C’est une pure expression de peur, d’effroi et d’amour. Un homme, le cou enfoncé entre les épaules, serre contre sa tête celle d’une toute jeune fille, dans la pénombre de la nuit, une main sur sa joue. Au-dessus de grands yeux, le front est plissé, parcouru des rides de celui qui s’inquiète et qui souffre. Son regard à elle est à peine visible. Ils ont l’un et l’autre la bouche entrouverte. Le journal au-dessus d’eux porte un titre comme un phylactère : « Tempête sur l’Europe ». Nous sommes en 1941 et la situation des Juifs, dont font partie Felix Nussbaum qui s’autoportraiture ici et sa nièce Marianne, n’est même pas à décrire. On le sait : ils sont ontologiquement considérés comme des parasites nocifs pour la culture aryenne.

Ce qui est absolument incroyable, rare et tragique, c’est que ce sentiment d’être radicalement l’étranger, ce sentiment d’être l’autre irrécupérable, n’a pas eu si souvent l’occasion d’être peint, et si éloquemment peint, pendant la Deuxième Guerre mondiale. Quand, en artiste de génie, il réalise ce tableau, lui-même et sa famille ont été harcelés, chassés, forcés à l’exil – et tant pis si son père, vétéran vaillant et patriotique de la Première Guerre mondiale était fidèle à l’armée allemande. Nussbaum a souffert de son internement dans le camp de Saint-Cyprien dans le sud de la France. Il vit désormais clandestinement à Bruxelles avec sa femme Felka Platek (artiste aussi, d’origine juive polonaise), sans titre de séjour, sous une menace constante. Il arrive tout de même à créer, dans une urgence et une situation de danger absolu.
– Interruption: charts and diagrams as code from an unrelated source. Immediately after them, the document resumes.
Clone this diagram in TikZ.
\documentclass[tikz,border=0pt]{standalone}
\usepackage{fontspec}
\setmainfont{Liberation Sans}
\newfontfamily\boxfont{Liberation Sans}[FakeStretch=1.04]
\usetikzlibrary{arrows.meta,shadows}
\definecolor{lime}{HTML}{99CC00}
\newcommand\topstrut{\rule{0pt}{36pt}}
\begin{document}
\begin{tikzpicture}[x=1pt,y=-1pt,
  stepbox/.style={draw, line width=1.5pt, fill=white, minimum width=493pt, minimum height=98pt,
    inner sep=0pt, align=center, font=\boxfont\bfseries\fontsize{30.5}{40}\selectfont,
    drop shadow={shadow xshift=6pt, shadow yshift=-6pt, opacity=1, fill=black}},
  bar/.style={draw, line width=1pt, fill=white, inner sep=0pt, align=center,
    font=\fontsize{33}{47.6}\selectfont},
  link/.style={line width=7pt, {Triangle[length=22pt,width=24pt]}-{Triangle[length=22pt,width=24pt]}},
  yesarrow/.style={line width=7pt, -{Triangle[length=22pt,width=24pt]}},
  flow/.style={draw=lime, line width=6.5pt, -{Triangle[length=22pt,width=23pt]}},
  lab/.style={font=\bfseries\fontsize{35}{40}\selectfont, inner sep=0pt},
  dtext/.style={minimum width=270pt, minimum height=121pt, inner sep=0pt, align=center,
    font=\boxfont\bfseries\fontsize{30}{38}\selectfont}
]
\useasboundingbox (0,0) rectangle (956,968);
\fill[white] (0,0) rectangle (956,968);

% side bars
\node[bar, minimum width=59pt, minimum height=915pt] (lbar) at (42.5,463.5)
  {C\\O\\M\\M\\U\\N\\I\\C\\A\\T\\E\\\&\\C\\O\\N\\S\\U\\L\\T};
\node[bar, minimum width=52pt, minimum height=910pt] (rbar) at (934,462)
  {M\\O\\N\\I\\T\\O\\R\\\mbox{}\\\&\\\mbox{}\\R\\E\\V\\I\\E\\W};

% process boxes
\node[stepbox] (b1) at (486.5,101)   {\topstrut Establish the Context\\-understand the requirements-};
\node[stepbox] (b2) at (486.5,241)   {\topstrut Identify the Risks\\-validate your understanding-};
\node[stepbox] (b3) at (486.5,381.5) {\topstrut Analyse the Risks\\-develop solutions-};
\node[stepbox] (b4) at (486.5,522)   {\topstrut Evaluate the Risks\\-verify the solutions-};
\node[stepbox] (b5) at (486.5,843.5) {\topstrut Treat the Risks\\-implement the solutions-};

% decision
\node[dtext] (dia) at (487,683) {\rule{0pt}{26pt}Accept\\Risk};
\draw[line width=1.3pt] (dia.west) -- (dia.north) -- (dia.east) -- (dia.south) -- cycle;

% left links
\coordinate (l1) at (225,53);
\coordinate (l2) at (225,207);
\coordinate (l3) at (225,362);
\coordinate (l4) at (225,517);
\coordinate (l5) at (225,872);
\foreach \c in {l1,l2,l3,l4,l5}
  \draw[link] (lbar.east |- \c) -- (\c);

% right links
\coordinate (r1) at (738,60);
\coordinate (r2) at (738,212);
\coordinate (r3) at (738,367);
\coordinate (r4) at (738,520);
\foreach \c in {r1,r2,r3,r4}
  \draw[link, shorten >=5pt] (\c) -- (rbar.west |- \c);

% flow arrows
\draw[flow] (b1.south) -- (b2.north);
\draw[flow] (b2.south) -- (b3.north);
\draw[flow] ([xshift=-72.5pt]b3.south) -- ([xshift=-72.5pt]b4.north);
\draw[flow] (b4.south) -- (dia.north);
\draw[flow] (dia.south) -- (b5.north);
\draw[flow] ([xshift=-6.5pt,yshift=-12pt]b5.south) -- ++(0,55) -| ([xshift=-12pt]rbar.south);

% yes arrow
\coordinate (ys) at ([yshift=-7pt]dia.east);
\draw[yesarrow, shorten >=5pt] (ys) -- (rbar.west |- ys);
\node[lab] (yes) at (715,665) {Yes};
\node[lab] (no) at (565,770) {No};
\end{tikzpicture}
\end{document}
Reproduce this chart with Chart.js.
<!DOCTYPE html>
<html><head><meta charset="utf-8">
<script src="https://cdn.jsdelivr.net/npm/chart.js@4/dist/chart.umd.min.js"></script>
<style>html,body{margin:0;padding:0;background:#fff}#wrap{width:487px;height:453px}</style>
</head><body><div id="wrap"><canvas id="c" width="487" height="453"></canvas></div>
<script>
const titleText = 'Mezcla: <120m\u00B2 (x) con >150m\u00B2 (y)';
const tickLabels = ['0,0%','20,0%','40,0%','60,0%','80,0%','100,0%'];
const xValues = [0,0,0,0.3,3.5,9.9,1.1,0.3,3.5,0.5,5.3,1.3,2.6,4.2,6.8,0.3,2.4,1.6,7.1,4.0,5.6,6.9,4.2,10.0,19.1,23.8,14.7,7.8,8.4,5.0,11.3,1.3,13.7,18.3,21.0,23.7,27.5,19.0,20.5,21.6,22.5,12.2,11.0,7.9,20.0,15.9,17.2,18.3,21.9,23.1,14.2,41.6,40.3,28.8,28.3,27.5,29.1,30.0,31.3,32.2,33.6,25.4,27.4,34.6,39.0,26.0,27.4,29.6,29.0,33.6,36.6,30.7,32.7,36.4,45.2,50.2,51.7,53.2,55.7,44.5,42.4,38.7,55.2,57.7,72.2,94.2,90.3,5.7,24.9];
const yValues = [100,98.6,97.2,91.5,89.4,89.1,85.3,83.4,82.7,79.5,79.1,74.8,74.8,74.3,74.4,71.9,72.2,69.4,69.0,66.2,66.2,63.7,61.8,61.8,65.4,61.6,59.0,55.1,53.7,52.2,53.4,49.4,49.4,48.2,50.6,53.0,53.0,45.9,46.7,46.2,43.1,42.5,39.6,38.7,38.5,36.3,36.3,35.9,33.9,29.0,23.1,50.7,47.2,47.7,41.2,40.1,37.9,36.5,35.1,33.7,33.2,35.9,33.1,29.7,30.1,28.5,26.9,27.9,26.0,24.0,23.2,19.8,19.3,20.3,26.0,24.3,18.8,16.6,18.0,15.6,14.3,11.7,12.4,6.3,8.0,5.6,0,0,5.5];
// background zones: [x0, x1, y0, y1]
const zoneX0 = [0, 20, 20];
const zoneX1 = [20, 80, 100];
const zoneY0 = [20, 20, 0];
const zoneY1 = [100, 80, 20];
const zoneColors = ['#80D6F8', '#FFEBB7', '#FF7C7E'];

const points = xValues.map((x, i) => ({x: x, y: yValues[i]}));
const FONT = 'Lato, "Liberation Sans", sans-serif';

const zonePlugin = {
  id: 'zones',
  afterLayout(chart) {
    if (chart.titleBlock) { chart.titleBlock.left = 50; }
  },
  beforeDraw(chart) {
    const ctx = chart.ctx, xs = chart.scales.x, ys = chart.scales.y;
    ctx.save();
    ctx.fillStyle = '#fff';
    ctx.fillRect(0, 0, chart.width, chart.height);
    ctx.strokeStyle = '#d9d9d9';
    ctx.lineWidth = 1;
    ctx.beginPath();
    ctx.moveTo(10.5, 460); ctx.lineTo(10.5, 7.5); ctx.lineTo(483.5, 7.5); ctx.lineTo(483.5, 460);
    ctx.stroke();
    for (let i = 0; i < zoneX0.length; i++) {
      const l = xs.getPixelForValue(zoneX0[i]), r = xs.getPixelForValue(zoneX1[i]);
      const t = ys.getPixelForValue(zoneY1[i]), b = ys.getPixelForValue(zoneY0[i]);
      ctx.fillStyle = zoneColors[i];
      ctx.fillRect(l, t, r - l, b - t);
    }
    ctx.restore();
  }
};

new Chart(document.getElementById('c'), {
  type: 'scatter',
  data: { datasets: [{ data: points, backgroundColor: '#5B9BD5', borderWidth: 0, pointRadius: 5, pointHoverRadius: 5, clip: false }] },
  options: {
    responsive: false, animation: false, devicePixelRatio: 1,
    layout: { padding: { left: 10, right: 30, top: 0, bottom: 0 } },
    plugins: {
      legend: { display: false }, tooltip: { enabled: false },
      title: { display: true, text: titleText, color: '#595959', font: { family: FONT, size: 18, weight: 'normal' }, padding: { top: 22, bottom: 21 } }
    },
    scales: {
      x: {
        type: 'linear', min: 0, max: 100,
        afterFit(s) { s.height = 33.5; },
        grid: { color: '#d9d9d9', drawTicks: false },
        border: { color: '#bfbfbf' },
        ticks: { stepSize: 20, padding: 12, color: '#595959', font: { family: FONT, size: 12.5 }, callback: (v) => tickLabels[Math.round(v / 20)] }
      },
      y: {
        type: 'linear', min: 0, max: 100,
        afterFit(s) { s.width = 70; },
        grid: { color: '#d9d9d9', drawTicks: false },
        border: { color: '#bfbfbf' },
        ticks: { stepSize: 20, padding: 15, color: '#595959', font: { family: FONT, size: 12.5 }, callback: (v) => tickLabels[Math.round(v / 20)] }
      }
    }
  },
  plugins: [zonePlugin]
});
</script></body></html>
Rares sont les effigies aussi puissantes d’un amour familial dans l’histoire de la peinture

Nussbaum avait figuré sur les listes infamantes de l’« art dégénéré ». Les nazis haïssaient ses origines ainsi que son esthétique ambiguë, où l’on retrouve une extrême précision naturaliste (celle de la Nouvelle Objectivité allemande), quelque chose comme une « inquiétante étrangeté » et une sorte d’hallucination anxieuse. Que montre-t-il ici ? Qui est cette jeune fille ? C’est Marianne, la fille de son frère Justus. Elle vit alors à Amsterdam, à 200 kilomètres de distance, et non en Belgique, mais il scelle symboliquement leur affection de sang avec la représentation de cette étreinte. Dans l’obscurité fragile d’un atelier de fortune, il célèbre la réunion par-delà l’espace de deux apatrides, étrangers à tous, à tout, mais pas l’un pour l’autre. Rares sont les effigies aussi puissantes d’un amour familial dans l’histoire de la peinture.

Nussbaum survit autant qu’il peut pendant la guerre. Cependant, irrémédiablement, de dénonciation en persécution, la terreur et la mort les rattrapent, lui et ceux qu’il aime. Ses parents, qu’il adorait, sont déportés en février 1944 à Auschwitz. Il le sera aussi, avec Felka, pendant l’été et y sera assassiné, sans que l’on connaisse la date précise de sa mort, alors que la guerre touche à sa fin. Et puis, il y a la petite Marianne, l’autre personnage de ce tableau. Justus, père de l’enfant et frère de Felix, succombe le 12 juillet 1944. Quant à elle, les nazis la tuent, avec sa mère, quelques semaines plus tard, le 6 septembre, à l’âge de 9 ans.

Felix Nussbaum écrivait : « Si je meurs, ne laissez pas mes peintures me suivre, mais montrez-les aux hommes ! » Ainsi soit-il.